- _The task_
Transcribe the data in full and exactly, omitting any pictures.

* Start *

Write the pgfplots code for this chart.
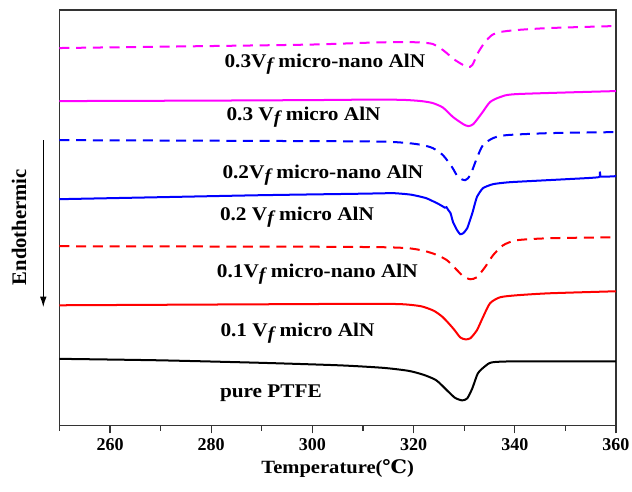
\documentclass[border=0pt]{standalone}
\usepackage{graphicx}
\usepackage{fontspec}
\setmainfont{Liberation Serif}
\newfontfamily\djv{DejaVu Serif}
\usepackage{pgfplots}
\pgfplotsset{compat=1.18}
\usetikzlibrary{calc,arrows.meta}
\definecolor{axgray}{HTML}{333333}
\definecolor{mag}{RGB}{255,0,255}
\definecolor{blu}{RGB}{0,0,255}
\definecolor{rd}{RGB}{255,0,0}
\newcommand{\Vf}{V\raisebox{-0.4ex}{\fontsize{13.5}{14}\selectfont\itshape f}}
\newcommand{\lbl}[1]{\scalebox{1.1}[1]{#1}}
\tikzset{label node/.style={anchor=base west, font=\bfseries\fontsize{14.5}{16}\selectfont}}

\begin{document}
\begin{tikzpicture}
\begin{axis}[
  name=ax, scale only axis, width=417pt, height=311.25pt,
  xmin=250, xmax=360, ymin=-425, ymax=-10,
  xtick={260,280,...,360}, minor xtick={250,270,...,350}, ytick=\empty,
  xtick pos=bottom, tick align=outside,
  major tick length=6pt, minor tick length=4pt,
  axis line style={axgray, line width=0.9pt},
  tick style={axgray, line width=0.9pt},
  /pgf/number format/assume math mode=true,
  /pgf/number format/1000 sep={},
  tick label style={font=\bfseries\fontsize{13.5}{15}\selectfont},
  xlabel={\lbl{Temperature({\djv ℃})}},
  xlabel style={font=\bfseries\fontsize{14}{16}\selectfont},
  clip=false,
  every axis plot/.append style={line width=1.5pt, smooth, tension=0.4},
]

% 0.3 Vf micro-nano (dashed magenta)
\addplot[mag, dash pattern=on 7.5pt off 5pt] coordinates {
  (250,-48)(280,-46)(300,-44.5)(312,-42.5)(318,-42)(321.5,-42.5)(323.8,-44)
  (325.8,-50)(328.2,-60)(330.6,-67)(331.6,-65)(332.7,-53)(334.1,-42)
  (335.5,-35)(337.1,-32)(340.4,-30)(346.9,-28)(360,-26)};

% 0.3 Vf micro (solid magenta)
\addplot[mag] coordinates {
  (250,-101)(280,-100.5)(300,-100)(312,-99.5)(318,-99.8)(321.5,-101)
  (323.8,-103)(325.8,-107.5)(327.8,-117)(329.8,-124)(330.8,-126)(331.8,-124)
  (333.5,-113)(335.1,-102)(337.1,-97)(340.4,-94)(360,-91)};

% 0.2 Vf micro-nano (dashed blue)
\addplot[blu, dash pattern=on 7.5pt off 5pt] coordinates {
  (250,-140)(300,-141)(314,-141.5)(319,-143)(321.8,-145)(323.8,-148)
  (325.8,-155)(327.6,-167)(328.8,-177)(330.2,-180)(331.2,-175)(332.5,-158)
  (333.7,-145)(335.7,-138)(338.4,-135)(346.9,-133)(360,-132)};

% 0.2 Vf micro (solid blue)
\addplot[blu, tension=0.3] coordinates {
  (250,-199)(270,-197)(290,-195)(310,-193.5)(316,-193)(319.5,-194.5)
  (322.5,-198)(325,-204)(326.2,-207.5)(326.5,-207)(326.8,-209.5)(327.3,-213)
  (327.8,-222)(328.6,-230)(329.2,-234)(329.8,-233)(330.6,-228)(331.6,-213)
  (332.5,-197)(333.7,-188)(335.7,-184)(339.1,-182)(350.3,-179)(356.6,-177)
  (356.8,-171.5)(357.0,-176.5)(360,-176)};

% 0.1 Vf micro-nano (dashed red)
\addplot[rd, dash pattern=on 7.5pt off 5pt] coordinates {
  (250,-246)(300,-246.5)(314,-247)(319,-248)(322,-250.5)(324.5,-254.5)
  (326.6,-260)(328.6,-270)(329.8,-276)(331.2,-279)(332.5,-277)(334.1,-267)
  (335.7,-255)(337.7,-245)(340.4,-240)(346.9,-238)(360,-237)};

% 0.1 Vf micro (solid red)
\addplot[rd] coordinates {
  (250,-305)(290,-304)(312,-303.5)(318,-304)(321.5,-306)(324,-310.5)
  (325.8,-317)(327.8,-328)(329.2,-337)(330.2,-339)(331.2,-338)(332.5,-330)
  (333.7,-317)(335.1,-303)(337.1,-297)(340.4,-295)(346.9,-293)(360,-291)};

% pure PTFE (black)
\addplot[black] coordinates {
  (250,-358.5)(270,-360)(290,-362.5)(305.4,-365)(314,-367.5)(319,-370.5)
  (322,-374.5)(324.5,-380)(326.8,-391)(328.2,-397.5)(329.6,-400)(330.6,-398)
  (331.6,-388)(332.7,-373)(334.1,-366)(335.5,-362)(340.4,-361)(360,-361)};

\node[label node] at (axis cs:281.7,-67) {\lbl{0.3\Vf{} micro-nano AlN}};
\node[label node] at (axis cs:282.1,-120) {\lbl{0.3 \Vf{} micro AlN}};
\node[label node] at (axis cs:281.3,-178) {\lbl{0.2\Vf{} micro-nano AlN}};
\node[label node] at (axis cs:280.8,-220) {\lbl{0.2 \Vf{} micro AlN}};
\node[label node] at (axis cs:280.2,-277) {\lbl{0.1\Vf{} micro-nano AlN}};
\node[label node] at (axis cs:280.9,-336) {\lbl{0.1 \Vf{} micro AlN}};
\node[label node] at (axis cs:280.8,-397) {\lbl{pure PTFE}};

\node[rotate=90, font=\bfseries\fontsize{15.5}{17}\selectfont] at (axis cs:242.0,-227) {Endothermic};
\draw[-{Latex[length=8pt,width=5pt]}, line width=1pt, black] (axis cs:246.8,-140) -- (axis cs:246.8,-307);

\end{axis}
\pgfresetboundingbox
\path[use as bounding box] ($(ax.south west)+(-44.55pt,-49.5pt)$) rectangle ($(ax.north east)+(12pt,7.5pt)$);
\end{tikzpicture}
\end{document}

* End *

- _Exercise answer_
Write the pgfplots code for this chart.
\documentclass[border=0pt]{standalone}
\usepackage{graphicx}
\usepackage{fontspec}
\setmainfont{Liberation Serif}
\newfontfamily\djv{DejaVu Serif}
\usepackage{pgfplots}
\pgfplotsset{compat=1.18}
\usetikzlibrary{calc,arrows.meta}
\definecolor{axgray}{HTML}{333333}
\definecolor{mag}{RGB}{255,0,255}
\definecolor{blu}{RGB}{0,0,255}
\definecolor{rd}{RGB}{255,0,0}
\newcommand{\Vf}{V\raisebox{-0.4ex}{\fontsize{13.5}{14}\selectfont\itshape f}}
\newcommand{\lbl}[1]{\scalebox{1.1}[1]{#1}}
\tikzset{label node/.style={anchor=base west, font=\bfseries\fontsize{14.5}{16}\selectfont}}

\begin{document}
\begin{tikzpicture}
\begin{axis}[
  name=ax, scale only axis, width=417pt, height=311.25pt,
  xmin=250, xmax=360, ymin=-425, ymax=-10,
  xtick={260,280,...,360}, minor xtick={250,270,...,350}, ytick=\empty,
  xtick pos=bottom, tick align=outside,
  major tick length=6pt, minor tick length=4pt,
  axis line style={axgray, line width=0.9pt},
  tick style={axgray, line width=0.9pt},
  /pgf/number format/assume math mode=true,
  /pgf/number format/1000 sep={},
  tick label style={font=\bfseries\fontsize{13.5}{15}\selectfont},
  xlabel={\lbl{Temperature({\djv ℃})}},
  xlabel style={font=\bfseries\fontsize{14}{16}\selectfont},
  clip=false,
  every axis plot/.append style={line width=1.5pt, smooth, tension=0.4},
]

% 0.3 Vf micro-nano (dashed magenta)
\addplot[mag, dash pattern=on 7.5pt off 5pt] coordinates {
  (250,-48)(280,-46)(300,-44.5)(312,-42.5)(318,-42)(321.5,-42.5)(323.8,-44)
  (325.8,-50)(328.2,-60)(330.6,-67)(331.6,-65)(332.7,-53)(334.1,-42)
  (335.5,-35)(337.1,-32)(340.4,-30)(346.9,-28)(360,-26)};

% 0.3 Vf micro (solid magenta)
\addplot[mag] coordinates {
  (250,-101)(280,-100.5)(300,-100)(312,-99.5)(318,-99.8)(321.5,-101)
  (323.8,-103)(325.8,-107.5)(327.8,-117)(329.8,-124)(330.8,-126)(331.8,-124)
  (333.5,-113)(335.1,-102)(337.1,-97)(340.4,-94)(360,-91)};

% 0.2 Vf micro-nano (dashed blue)
\addplot[blu, dash pattern=on 7.5pt off 5pt] coordinates {
  (250,-140)(300,-141)(314,-141.5)(319,-143)(321.8,-145)(323.8,-148)
  (325.8,-155)(327.6,-167)(328.8,-177)(330.2,-180)(331.2,-175)(332.5,-158)
  (333.7,-145)(335.7,-138)(338.4,-135)(346.9,-133)(360,-132)};

% 0.2 Vf micro (solid blue)
\addplot[blu, tension=0.3] coordinates {
  (250,-199)(270,-197)(290,-195)(310,-193.5)(316,-193)(319.5,-194.5)
  (322.5,-198)(325,-204)(326.2,-207.5)(326.5,-207)(326.8,-209.5)(327.3,-213)
  (327.8,-222)(328.6,-230)(329.2,-234)(329.8,-233)(330.6,-228)(331.6,-213)
  (332.5,-197)(333.7,-188)(335.7,-184)(339.1,-182)(350.3,-179)(356.6,-177)
  (356.8,-171.5)(357.0,-176.5)(360,-176)};

% 0.1 Vf micro-nano (dashed red)
\addplot[rd, dash pattern=on 7.5pt off 5pt] coordinates {
  (250,-246)(300,-246.5)(314,-247)(319,-248)(322,-250.5)(324.5,-254.5)
  (326.6,-260)(328.6,-270)(329.8,-276)(331.2,-279)(332.5,-277)(334.1,-267)
  (335.7,-255)(337.7,-245)(340.4,-240)(346.9,-238)(360,-237)};

% 0.1 Vf micro (solid red)
\addplot[rd] coordinates {
  (250,-305)(290,-304)(312,-303.5)(318,-304)(321.5,-306)(324,-310.5)
  (325.8,-317)(327.8,-328)(329.2,-337)(330.2,-339)(331.2,-338)(332.5,-330)
  (333.7,-317)(335.1,-303)(337.1,-297)(340.4,-295)(346.9,-293)(360,-291)};

% pure PTFE (black)
\addplot[black] coordinates {
  (250,-358.5)(270,-360)(290,-362.5)(305.4,-365)(314,-367.5)(319,-370.5)
  (322,-374.5)(324.5,-380)(326.8,-391)(328.2,-397.5)(329.6,-400)(330.6,-398)
  (331.6,-388)(332.7,-373)(334.1,-366)(335.5,-362)(340.4,-361)(360,-361)};

\node[label node] at (axis cs:281.7,-67) {\lbl{0.3\Vf{} micro-nano AlN}};
\node[label node] at (axis cs:282.1,-120) {\lbl{0.3 \Vf{} micro AlN}};
\node[label node] at (axis cs:281.3,-178) {\lbl{0.2\Vf{} micro-nano AlN}};
\node[label node] at (axis cs:280.8,-220) {\lbl{0.2 \Vf{} micro AlN}};
\node[label node] at (axis cs:280.2,-277) {\lbl{0.1\Vf{} micro-nano AlN}};
\node[label node] at (axis cs:280.9,-336) {\lbl{0.1 \Vf{} micro AlN}};
\node[label node] at (axis cs:280.8,-397) {\lbl{pure PTFE}};

\node[rotate=90, font=\bfseries\fontsize{15.5}{17}\selectfont] at (axis cs:242.0,-227) {Endothermic};
\draw[-{Latex[length=8pt,width=5pt]}, line width=1pt, black] (axis cs:246.8,-140) -- (axis cs:246.8,-307);

\end{axis}
\pgfresetboundingbox
\path[use as bounding box] ($(ax.south west)+(-44.55pt,-49.5pt)$) rectangle ($(ax.north east)+(12pt,7.5pt)$);
\end{tikzpicture}
\end{document}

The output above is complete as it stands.